Provided material
= = = = =
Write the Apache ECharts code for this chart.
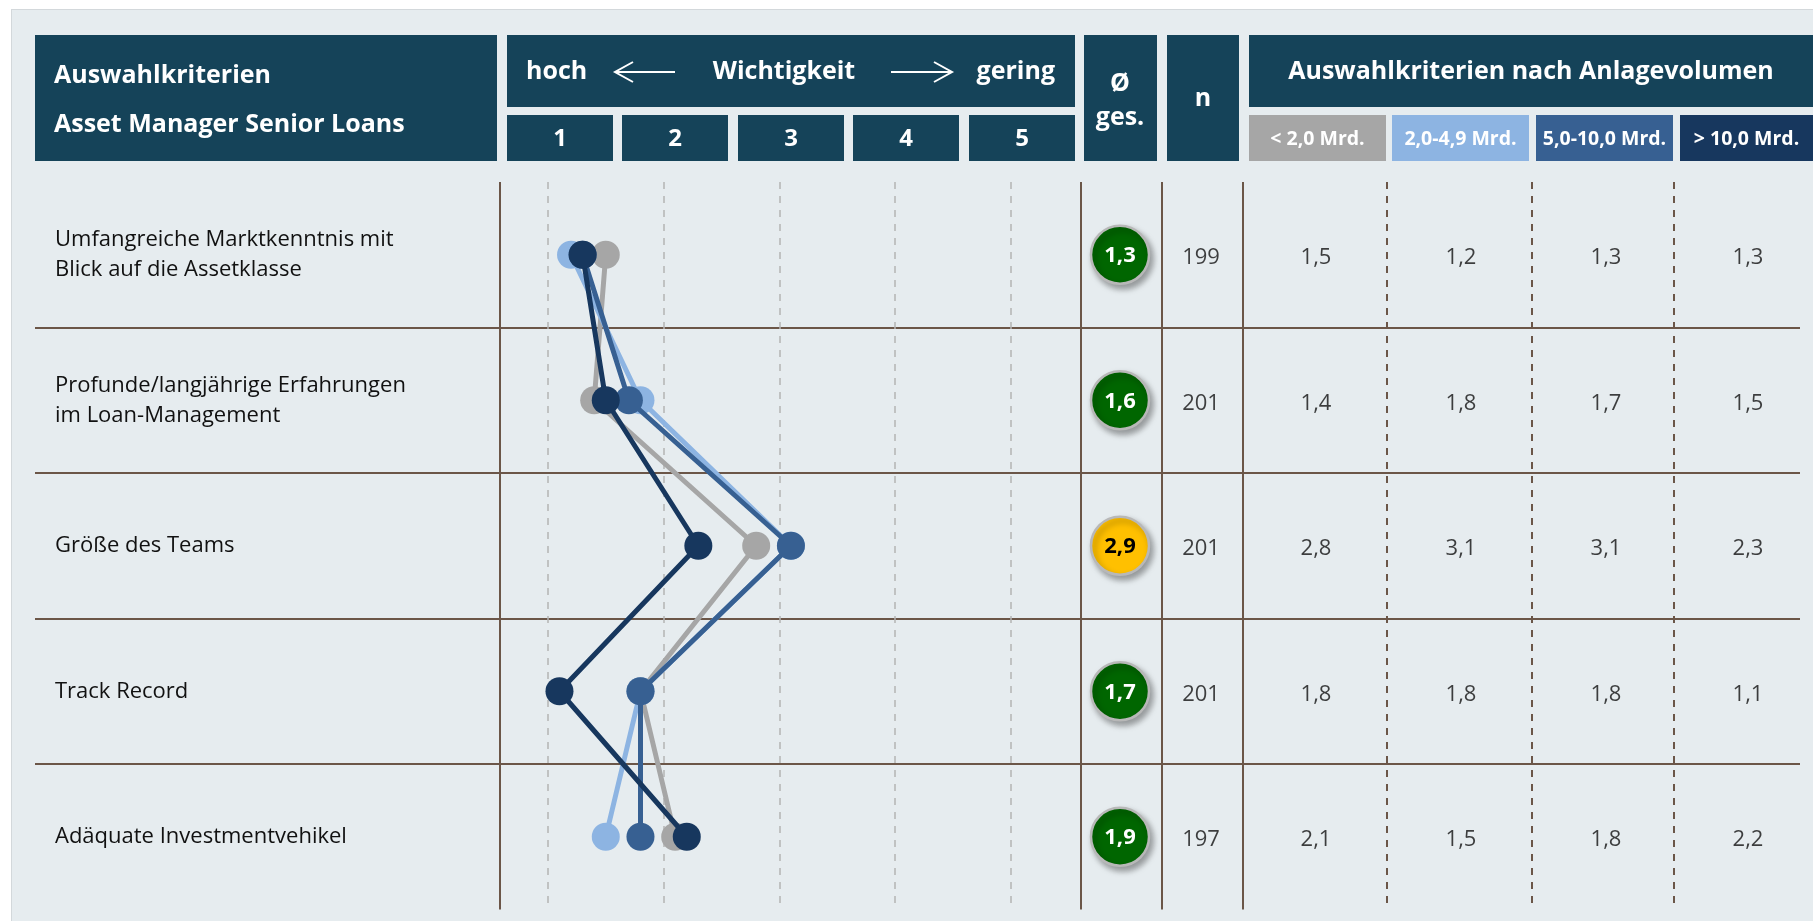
<!DOCTYPE html>
<html>
<head>
<meta charset="utf-8">
<script src="https://cdn.jsdelivr.net/npm/echarts@6/dist/echarts.min.js"></script>
<style>
  html, body { margin: 0; padding: 0; background: #ffffff; }
  .panel {
    position: absolute; left: 11px; top: 9px; right: 0; bottom: 0;
    background: #e6ecef;
    border-left: 1px solid #d3d8db;
    border-top: 1px solid #d3d8db;
  }
  #chart { position: absolute; left: 0; top: 0; width: 1813px; height: 921px; }
</style>
</head>
<body>
<div class="panel"></div>
<div id="chart"></div>
<script>
// Kriterien (Zeilen)
const criteria = [
  "Umfangreiche Marktkenntnis mit\nBlick auf die Assetklasse",
  "Profunde/langjährige Erfahrungen\nim Loan-Management",
  "Größe des Teams",
  "Track Record",
  "Adäquate Investmentvehikel"
];
// Ø gesamt und Anzahl Antworten
const avgTotal = [1.3, 1.6, 2.9, 1.7, 1.9];
const respondents = [199, 201, 201, 201, 197];
// Anlagevolumen-Klassen
const volumeClasses = ["< 2,0 Mrd.", "2,0-4,9 Mrd.", "5,0-10,0 Mrd.", "> 10,0 Mrd."];
const volUnder2 = [1.5, 1.4, 2.8, 1.8, 2.1];
const vol2to49 = [1.2, 1.8, 3.1, 1.8, 1.5];
const vol5to10 = [1.3, 1.7, 3.1, 1.8, 1.8];
const volOver10 = [1.3, 1.5, 2.3, 1.1, 2.2];
// Skala Wichtigkeit
const scaleTicks = ["1", "2", "3", "4", "5"];

const volumeSeries = [volUnder2, vol2to49, vol5to10, volOver10];
const volumeColors = ["#a6a6a6", "#8db4e2", "#376092", "#17375e"];

const HEAD = "#154359";
const BROWN = "#6b5648";
const FONT = "'Open Sans', 'Noto Sans', sans-serif";
const ROW_TOP = 182;
const ROW_BOTTOM = 11.5;
const COL_BADGE = 1120;
const COL_N = 1201;
const COL_VOL = [1316, 1461, 1606, 1748];
const SOLID_LINES = [500, 1081, 1162, 1243];
const DASHED_LINES = [1387, 1532, 1674];

const fmt = v => v.toFixed(1).replace(".", ",");

// Kopfzeile
const rect = (x, y, w, h, fill) => ({ type: "rect", shape: { x, y, width: w, height: h }, style: { fill } });
const text = (x, y, t, opts = {}) => ({
  type: "text", x, y,
  style: {
    text: t, fill: opts.fill || "#ffffff",
    font: `bold ${opts.size || 25}px ${FONT}`,
    textAlign: opts.align || "center", textVerticalAlign: "middle"
  }
});

const headerElements = [
  rect(35, 35, 462, 126, HEAD),
  text(54, 76, "Auswahlkriterien", { align: "left" }),
  text(54, 125, "Asset Manager Senior Loans", { align: "left" }),

  rect(507, 35, 568, 72, HEAD),
  text(526, 72, "hoch", { align: "left" }),
  text(784, 72, "Wichtigkeit"),
  text(1055, 72, "gering", { align: "right" }),
  { type: "line", shape: { x1: 615, y1: 72, x2: 675, y2: 72 }, style: { stroke: "#fff", lineWidth: 2 } },
  { type: "polyline", shape: { points: [[633, 62], [615, 72], [633, 82]] }, style: { stroke: "#fff", lineWidth: 2, fill: null } },
  { type: "line", shape: { x1: 891, y1: 72, x2: 952, y2: 72 }, style: { stroke: "#fff", lineWidth: 2 } },
  { type: "polyline", shape: { points: [[934, 62], [952, 72], [934, 82]] }, style: { stroke: "#fff", lineWidth: 2, fill: null } },

  rect(1084, 35, 73, 126, HEAD),
  text(1120, 84, "Ø"),
  text(1120, 118, "ges."),

  rect(1167, 35, 72, 126, HEAD),
  text(1203, 99, "n"),

  rect(1249, 35, 564, 72, HEAD),
  text(1531, 72, "Auswahlkriterien nach Anlagevolumen")
];

const scaleBoxX = [507, 622, 738, 853, 969];
scaleTicks.forEach((t, i) => {
  headerElements.push(rect(scaleBoxX[i], 115, 106, 46, HEAD));
  headerElements.push(text(scaleBoxX[i] + 53, 139, t, { size: 24 }));
});

const volBoxX = [1249, 1392, 1536, 1680];
const volBoxW = [137, 137, 137, 133];
volumeClasses.forEach((t, i) => {
  headerElements.push(rect(volBoxX[i], 115, volBoxW[i], 46, volumeColors[i]));
  headerElements.push(text(volBoxX[i] + volBoxW[i] / 2, 139, t, { size: 19.5 }));
});

const chart = echarts.init(document.getElementById("chart"));

const tableLines = SOLID_LINES.map(x => ({ xAxis: x, lineStyle: { type: "solid" } }))
  .concat(DASHED_LINES.map(x => ({ xAxis: x, lineStyle: { type: [7, 7] } })));

const textSeries = (x, values, formatter) => ({
  type: "scatter",
  xAxisIndex: 0,
  yAxisIndex: 0,
  symbolSize: 1,
  itemStyle: { color: "rgba(0,0,0,0)" },
  data: values.map((v, i) => [x, i]),
  label: {
    show: true,
    position: "inside",
    offset: [0, 3],
    formatter: p => formatter(values[p.dataIndex]),
    color: "#111111",
    fontSize: 22,
    fontFamily: FONT
  },
  silent: true
});

const option = {
  animation: false,
  backgroundColor: "transparent",
  graphic: { elements: headerElements },
  grid: [
    { left: 35, right: 13, top: ROW_TOP, bottom: ROW_BOTTOM },
    { left: 547.9, right: 802.2, top: ROW_TOP, bottom: ROW_BOTTOM }
  ],
  xAxis: [
    { gridIndex: 0, type: "value", min: 35, max: 1800, show: false },
    {
      gridIndex: 1, type: "value", min: 1, max: 5, interval: 1,
      axisLabel: { show: false }, axisLine: { show: false }, axisTick: { show: false },
      splitLine: { show: true, lineStyle: { color: "#b4b4b4", width: 1.5, type: [7, 7] } }
    }
  ],
  yAxis: [
    {
      gridIndex: 0, type: "category", inverse: true, data: criteria,
      axisLine: { show: false }, axisTick: { show: false },
      axisLabel: {
        interval: 0, align: "left", margin: -20, padding: [6, 0, 0, 0],
        color: "#111111", fontSize: 22, lineHeight: 30, fontFamily: FONT
      },
      splitLine: {
        show: true, interval: 0, showMinLine: false, showMaxLine: false,
        lineStyle: { color: BROWN, width: 2 }
      }
    },
    { gridIndex: 1, type: "category", inverse: true, data: criteria, show: false }
  ],
  series: [
    {
      type: "scatter",
      xAxisIndex: 0,
      yAxisIndex: 0,
      symbolSize: 58,
      z: 5,
      data: avgTotal.map((v, i) => ({
        value: [COL_BADGE, i],
        itemStyle: { color: v < 2 ? "#006600" : "#ffc000" },
        label: { color: v < 2 ? "#ffffff" : "#000000" }
      })),
      itemStyle: {
        opacity: 1,
        borderColor: "#b8b8b8", borderWidth: 2.5,
        shadowBlur: 6, shadowOffsetX: 3, shadowOffsetY: 4, shadowColor: "rgba(0,0,0,0.35)"
      },
      label: {
        show: true, position: "inside", offset: [0, 1],
        formatter: p => fmt(avgTotal[p.dataIndex]),
        fontWeight: "bold", fontSize: 22, fontFamily: FONT
      },
      markLine: {
        silent: true, symbol: "none", label: { show: false },
        lineStyle: { color: BROWN, width: 2 },
        data: tableLines
      }
    },
    textSeries(COL_N, respondents, v => String(v)),
    ...volumeSeries.map((vals, k) => textSeries(COL_VOL[k], vals, fmt)),
    ...volumeSeries.map((vals, k) => ({
      name: volumeClasses[k],
      type: "line",
      xAxisIndex: 1,
      yAxisIndex: 1,
      clip: false,
      symbol: "circle",
      symbolSize: 28,
      z: 3 + k,
      data: vals.map((v, i) => [v, i]),
      lineStyle: { color: volumeColors[k], width: 5 },
      itemStyle: { color: volumeColors[k], opacity: 1 }
    }))
  ]
};

chart.setOption(option);
</script>
</body>
</html>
= = = = =
Exercise objective
Repeat only what lies between the start of the data and the end of the line containing "const fmt = v", exactly, with pictures left out.

The output
Write the Apache ECharts code for this chart.
<!DOCTYPE html>
<html>
<head>
<meta charset="utf-8">
<script src="https://cdn.jsdelivr.net/npm/echarts@6/dist/echarts.min.js"></script>
<style>
  html, body { margin: 0; padding: 0; background: #ffffff; }
  .panel {
    position: absolute; left: 11px; top: 9px; right: 0; bottom: 0;
    background: #e6ecef;
    border-left: 1px solid #d3d8db;
    border-top: 1px solid #d3d8db;
  }
  #chart { position: absolute; left: 0; top: 0; width: 1813px; height: 921px; }
</style>
</head>
<body>
<div class="panel"></div>
<div id="chart"></div>
<script>
// Kriterien (Zeilen)
const criteria = [
  "Umfangreiche Marktkenntnis mit\nBlick auf die Assetklasse",
  "Profunde/langjährige Erfahrungen\nim Loan-Management",
  "Größe des Teams",
  "Track Record",
  "Adäquate Investmentvehikel"
];
// Ø gesamt und Anzahl Antworten
const avgTotal = [1.3, 1.6, 2.9, 1.7, 1.9];
const respondents = [199, 201, 201, 201, 197];
// Anlagevolumen-Klassen
const volumeClasses = ["< 2,0 Mrd.", "2,0-4,9 Mrd.", "5,0-10,0 Mrd.", "> 10,0 Mrd."];
const volUnder2 = [1.5, 1.4, 2.8, 1.8, 2.1];
const vol2to49 = [1.2, 1.8, 3.1, 1.8, 1.5];
const vol5to10 = [1.3, 1.7, 3.1, 1.8, 1.8];
const volOver10 = [1.3, 1.5, 2.3, 1.1, 2.2];
// Skala Wichtigkeit
const scaleTicks = ["1", "2", "3", "4", "5"];

const volumeSeries = [volUnder2, vol2to49, vol5to10, volOver10];
const volumeColors = ["#a6a6a6", "#8db4e2", "#376092", "#17375e"];

const HEAD = "#154359";
const BROWN = "#6b5648";
const FONT = "'Open Sans', 'Noto Sans', sans-serif";
const ROW_TOP = 182;
const ROW_BOTTOM = 11.5;
const COL_BADGE = 1120;
const COL_N = 1201;
const COL_VOL = [1316, 1461, 1606, 1748];
const SOLID_LINES = [500, 1081, 1162, 1243];
const DASHED_LINES = [1387, 1532, 1674];

const fmt = v => v.toFixed(1).replace(".", ",");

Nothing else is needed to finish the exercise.